Before Rose, though, Joe Torre had done just fine with the Mets in 1977 (although he essentially retired during that stint and only had two at-bats), and Frank Robinson the same in 1975-76 with Cleveland. The NBA was a bit spottier, with Dave Cowens the last to do it during two losing seasons with the Celtics in 1978-79 and Kevin Loughery going 5-26 for Philadelphia in 1973, which is not good. In fact, no NBA player-coach has had a winning record since Bill Russell, who won two NBA titles and made two All-NBA teams in 1968-69.

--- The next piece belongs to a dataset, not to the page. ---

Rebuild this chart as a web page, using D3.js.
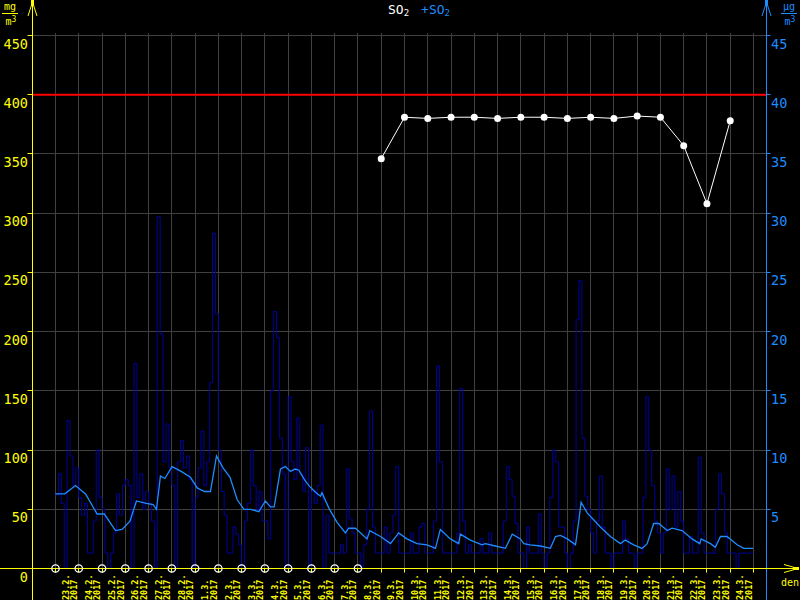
<!DOCTYPE html>
<html><head><meta charset="utf-8">
<script src="https://cdn.jsdelivr.net/npm/d3@7"></script>
<style>html,body{margin:0;padding:0;background:#000;} svg{display:block;background:#000}</style>
</head><body><svg id="c" width="800" height="600"></svg>
<script>
// ---------- DATA ----------
const dayLabels = ["23.2.","24.2.","25.2.","26.2.","27.2.","28.2.","1.3.","2.3.","3.3.","4.3.","5.3.","6.3.","7.3.","8.3.","9.3.","10.3.","11.3.","12.3.","13.3.","14.3.","15.3.","16.3.","17.3.","18.3.","19.3.","20.3.","21.3.","22.3.","23.3.","24.3."];
const yearLabel = "2017";
const leftTicks = [0,50,100,150,200,250,300,350,400,450];
const rightTicks = [5,10,15,20,25,30,35,40,45];
const limitValue = 400;
const stepHours = 3;
// SO2 measured values, one per 3 hours starting 23.2.2017 00:00
const hourlySO2 = [
 62,80,55,0,125,95,70,85,
 60,45,55,13,13,40,100,60,
 50,13,0,13,30,63,45,70,
 75,70,0,173,60,80,50,65,
 55,40,0,297,198,90,122,85,
 70,0,90,108,85,95,75,0,
 60,85,116,70,90,157,283,215,
 100,65,45,13,13,35,29,20,
 0,40,55,100,70,50,65,40,
 40,25,150,217,195,110,80,0,
 145,90,75,127,80,65,102,0,
 65,55,70,121,0,45,13,13,
 13,13,20,13,84,42,30,13,
 13,0,20,50,133,35,13,13,
 13,35,13,30,45,86,13,13,
 13,13,30,13,13,35,38,13,
 13,13,40,171,90,13,13,13,
 13,13,30,152,40,13,20,13,
 13,13,25,13,13,30,13,13,
 13,13,40,86,75,61,38,13,
 13,0,35,13,13,13,46,13,
 0,13,60,100,90,35,35,13,
 0,13,40,210,243,110,61,50,
 30,13,40,78,35,13,13,0,
 13,13,13,40,25,13,13,0,
 13,13,60,145,100,70,40,30,
 13,30,84,50,78,35,65,40,
 13,13,27,13,13,94,30,13,
 13,13,13,50,80,63,30,13,
 13,13,0,13,13,13,13,13
];
// running average: time (days after 23.2.2017 00:00) and value
const avgDays = [0,0.4,0.86,1.29,1.79,2.1,2.58,2.86,3.2,3.48,3.9,4.2,4.34,4.51,4.7,5.01,5.4,5.8,6.09,6.4,6.66,6.92,7.2,7.5,7.81,8.1,8.38,8.74,9.02,9.24,9.4,9.67,9.88,10.1,10.3,10.46,10.7,10.89,11.2,11.39,11.45,11.75,12.1,12.46,12.6,12.89,13.39,13.51,13.97,14.4,14.75,15.1,15.54,15.97,16.33,16.54,16.97,17.33,17.4,17.83,18.33,18.47,18.9,19.34,19.63,19.98,20.13,20.4,20.84,21.27,21.49,21.7,22,22.35,22.49,22.59,22.85,23.42,23.85,24.28,24.49,24.85,25.21,25.43,25.71,25.93,26.29,26.5,26.93,27.36,27.69,27.75,28.15,28.36,28.58,28.86,29.3,29.58,29.98];
const avgSO2 = [63,63,70,63,46,46,32,33,40,57,55,54,50,78,76,86,82,77,68,65,65,95,85,77,58,50,50,48,57,52,52,84,86,82,84,83,75,70,64,61,64,51,39,30,34,34,25,32,27,21,30,25,21,20,17,33,25,21,29,24,20,21,19,17,29,25,21,20,19,17,27,28,25,20,40,56,47,35,27,21,24,20,17,21,38,38,32,34,32,25,21,25,21,18,27,27,20,17,17];
// daily values (white)
const dailyLabels = ["9.3.","10.3.","11.3.","12.3.","13.3.","14.3.","15.3.","16.3.","17.3.","18.3.","19.3.","20.3.","21.3.","22.3.","23.3.","24.3."];
const dailySO2 = [346,381,380,381,381,380,381,381,380,381,380,382,381,357,308,378];
// days marked with circles on the time axis
const markedLabels = ["23.2.","24.2.","25.2.","26.2.","27.2.","28.2.","1.3.","2.3.","3.3.","4.3.","5.3.","6.3.","7.3.","8.3."];

// ---------- SETUP ----------
const svg = d3.select("#c");
const W = 800, H = 600;
const YELLOW = "#ffff00", BLUE = "#1e8cff", DARK = "#0000a0", GRID = "#404040";
const t0 = Date.UTC(2017,1,23);
const DAY = 864e5;
const dayDate = i => new Date(t0 + i*DAY);
const labelIndex = l => dayLabels.indexOf(l);

const x = d3.scaleUtc().domain([dayDate(0), dayDate(30)]).range([55.5, 753.5]);
const yL = d3.scaleLinear().domain([0,450]).range([568.5, 35.5]);
const yR = d3.scaleLinear().domain([0,45]).range([568.5, 35.5]);
const axL = 32.5, axR = 766.5, axY = 568.5;
const px = v => Math.round(v - 0.5) + 0.5;

// grid
const days = d3.utcDay.range(dayDate(0), dayDate(31));
svg.append("g").selectAll("line").data(days).join("line")
  .attr("x1", d => px(x(d))).attr("x2", d => px(x(d)))
  .attr("y1", 33).attr("y2", axY)
  .attr("stroke", GRID).attr("stroke-width", 1);
svg.append("g").selectAll("line").data(leftTicks.filter(v=>v>0)).join("line")
  .attr("x1", axL).attr("x2", axR)
  .attr("y1", d => px(yL(d))).attr("y2", d => px(yL(d)))
  .attr("stroke", GRID).attr("stroke-width", 1);

// hourly series
const hourlyPts = hourlySO2.map((v,i) => [new Date(t0 + i*stepHours*36e5), v]);
hourlyPts.push([dayDate(30), hourlySO2[hourlySO2.length-1]]);
svg.append("path").datum(hourlyPts)
  .attr("d", d3.line().x(d => x(d[0])).y(d => yL(d[1])).curve(d3.curveStepAfter))
  .attr("fill","none").attr("stroke", DARK).attr("stroke-width", 1);

// running average
const avgPts = avgDays.map((dd,i) => [new Date(t0 + dd*DAY), avgSO2[i]]);
svg.append("path").datum(avgPts)
  .attr("d", d3.line().x(d => x(d[0])).y(d => yL(d[1])))
  .attr("fill","none").attr("stroke", BLUE).attr("stroke-width", 1.3);

// limit line
svg.append("line").attr("x1", axL).attr("x2", axR)
  .attr("y1", yL(limitValue)).attr("y2", yL(limitValue))
  .attr("stroke", "#ff0000").attr("stroke-width", 2);

// daily series
const dailyPts = dailyLabels.map((l,i) => [dayDate(labelIndex(l)), dailySO2[i]]);
svg.append("path").datum(dailyPts)
  .attr("d", d3.line().x(d => x(d[0])).y(d => yL(d[1])))
  .attr("fill","none").attr("stroke", "#fff").attr("stroke-width", 1);
svg.append("g").selectAll("circle").data(dailyPts).join("circle")
  .attr("cx", d => x(d[0])).attr("cy", d => yL(d[1])).attr("r", 3.5).attr("fill", "#fff");

// axes lines
svg.append("line").attr("x1", axL).attr("x2", axL).attr("y1", 2).attr("y2", H).attr("stroke", YELLOW);
svg.append("line").attr("x1", axR).attr("x2", axR).attr("y1", 2).attr("y2", H).attr("stroke", BLUE);
svg.append("line").attr("x1", 0).attr("x2", 797).attr("y1", axY).attr("y2", axY).attr("stroke", YELLOW);

// arrows
function upArrow(cx, col){
  svg.append("path").attr("d", `M${cx-4.5},16 L${cx},2 L${cx+4.5},16`).attr("fill","none").attr("stroke",col);
  svg.append("rect").attr("x", cx-1.5).attr("y", 0).attr("width", 3).attr("height", 6).attr("fill", col);
}
upArrow(axL, YELLOW); upArrow(axR, BLUE);
svg.append("path").attr("d", `M784,564.5 L798,${axY} L784,572.5`).attr("fill","none").attr("stroke",YELLOW);
svg.append("rect").attr("x", 793).attr("y", axY-1.5).attr("width", 6).attr("height", 3).attr("fill", YELLOW);

const FONT = "'DejaVu Sans Mono', monospace";
// left ticks & labels
const gl = svg.append("g");
gl.selectAll("line").data(leftTicks).join("line")
  .attr("x1", axL-5).attr("x2", axL).attr("y1", d => px(yL(d))).attr("y2", d => px(yL(d))).attr("stroke", YELLOW);
gl.selectAll("text").data(leftTicks).join("text")
  .attr("x", 28).attr("y", d => yL(d) + 13).attr("text-anchor","end")
  .attr("fill", YELLOW).attr("font-family", FONT).attr("font-size", 13.5).text(d => d);
// right ticks & labels
const gr = svg.append("g");
gr.selectAll("line").data(rightTicks).join("line")
  .attr("x1", axR).attr("x2", axR+4).attr("y1", d => px(yR(d))).attr("y2", d => px(yR(d))).attr("stroke", BLUE);
gr.selectAll("text").data(rightTicks).join("text")
  .attr("x", 771).attr("y", d => yR(d) + 13).attr("text-anchor","start")
  .attr("fill", BLUE).attr("font-family", FONT).attr("font-size", 13.5).text(d => d);

// x ticks
svg.append("g").selectAll("line").data(days).join("line")
  .attr("x1", d => px(x(d))).attr("x2", d => px(x(d))).attr("y1", axY).attr("y2", axY+4).attr("stroke", YELLOW);
// x labels (two rotated lines per day, starting at the bottom edge)
const xl = svg.append("g");
dayLabels.forEach((l,i) => {
  const cx = x(new Date(t0 + (i+0.5)*DAY));
  xl.append("text").attr("transform", `translate(${cx+1.5},600) rotate(-90)`)
    .attr("text-anchor","start").attr("fill", YELLOW).attr("font-family", FONT)
    .attr("font-size", 8.5).attr("font-weight","bold").text(l);
  xl.append("text").attr("transform", `translate(${cx+10},600) rotate(-90)`)
    .attr("text-anchor","start").attr("fill", YELLOW).attr("font-family", FONT)
    .attr("font-size", 8.5).attr("font-weight","bold").text(yearLabel);
});
// marked days circles
svg.append("g").selectAll("circle").data(markedLabels).join("circle")
  .attr("cx", l => x(dayDate(labelIndex(l)))).attr("cy", axY).attr("r", 3.7)
  .attr("fill","none").attr("stroke","#fff").attr("stroke-width",1.3);

// unit labels
function unit(cx, top, col){
  svg.append("text").attr("x", cx).attr("y", 9.5).attr("text-anchor","middle").attr("fill", col)
    .attr("font-family", FONT).attr("font-size", 10).text(top);
  svg.append("line").attr("x1", cx-8).attr("x2", cx+8).attr("y1", 13.5).attr("y2", 13.5).attr("stroke", col);
  const t = svg.append("text").attr("x", cx+1).attr("y", 25).attr("text-anchor","middle").attr("fill", col)
    .attr("font-family", FONT).attr("font-size", 10);
  t.append("tspan").text("m");
  t.append("tspan").attr("dy", -3).attr("font-size", 8).text("3");
}
unit(10, "mg", YELLOW);
unit(789, "µg", BLUE);
svg.append("text").attr("x", 790).attr("y", 586).attr("text-anchor","middle").attr("fill", YELLOW)
  .attr("font-family", FONT).attr("font-size", 10).text("den");

// title
const title = svg.append("text").attr("x", 388).attr("y", 14).attr("font-family", FONT).attr("font-size", 13);
title.append("tspan").attr("fill","#fff").text("SO");
title.append("tspan").attr("fill","#fff").attr("font-size", 9).attr("dy", 2).text("2");
title.append("tspan").attr("fill", BLUE).attr("dy", -2).attr("dx", 12).text("+SO");
title.append("tspan").attr("fill", BLUE).attr("font-size", 9).attr("dy", 2).text("2");
</script></body></html>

It's coming back around in baseball, though. Kenny Williams briefly considered hiring Paul Konerko to be a player-manager before deciding to go with Robin Ventura instead, and Jason Giambi -- who in his prime I would have considered the least likely player in the sport to be manager material -- was a candidate for the Rockies job this season. (That seems the ideal spot for a player-manager: Late-game power pinch-hitting specialist.) Baseball does seem the sport most likely for this to happen: If you can control the clubhouse and follow your general manager's orders, that's almost the whole job.
One place, alas, it won't happen is the NBA. It's bad news for Kidd, if he somehow gets the jones to play again: The NBA has an actual rule, in the new CBA, against player-coaches, because they consider it a circumvention of salary cap rules. (It's more an issue for assistant coaches, but it applies to head coaches as well.) This makes sense but is still a shame. This is throwing out the baby, the bathwater and the tub.
So it'll have to be baseball. We seem close now. Mike Matheny is only 42, seven years removed from his playing days; Bo Porter is only 40. It's only a matter of time. Maybe it'll be Giambi. Maybe it'll be Placido Polanco. (Whoever it is seems likely to manage the Marlins, for some reason.) But it's an idea whose time has returned. Let's make it happen.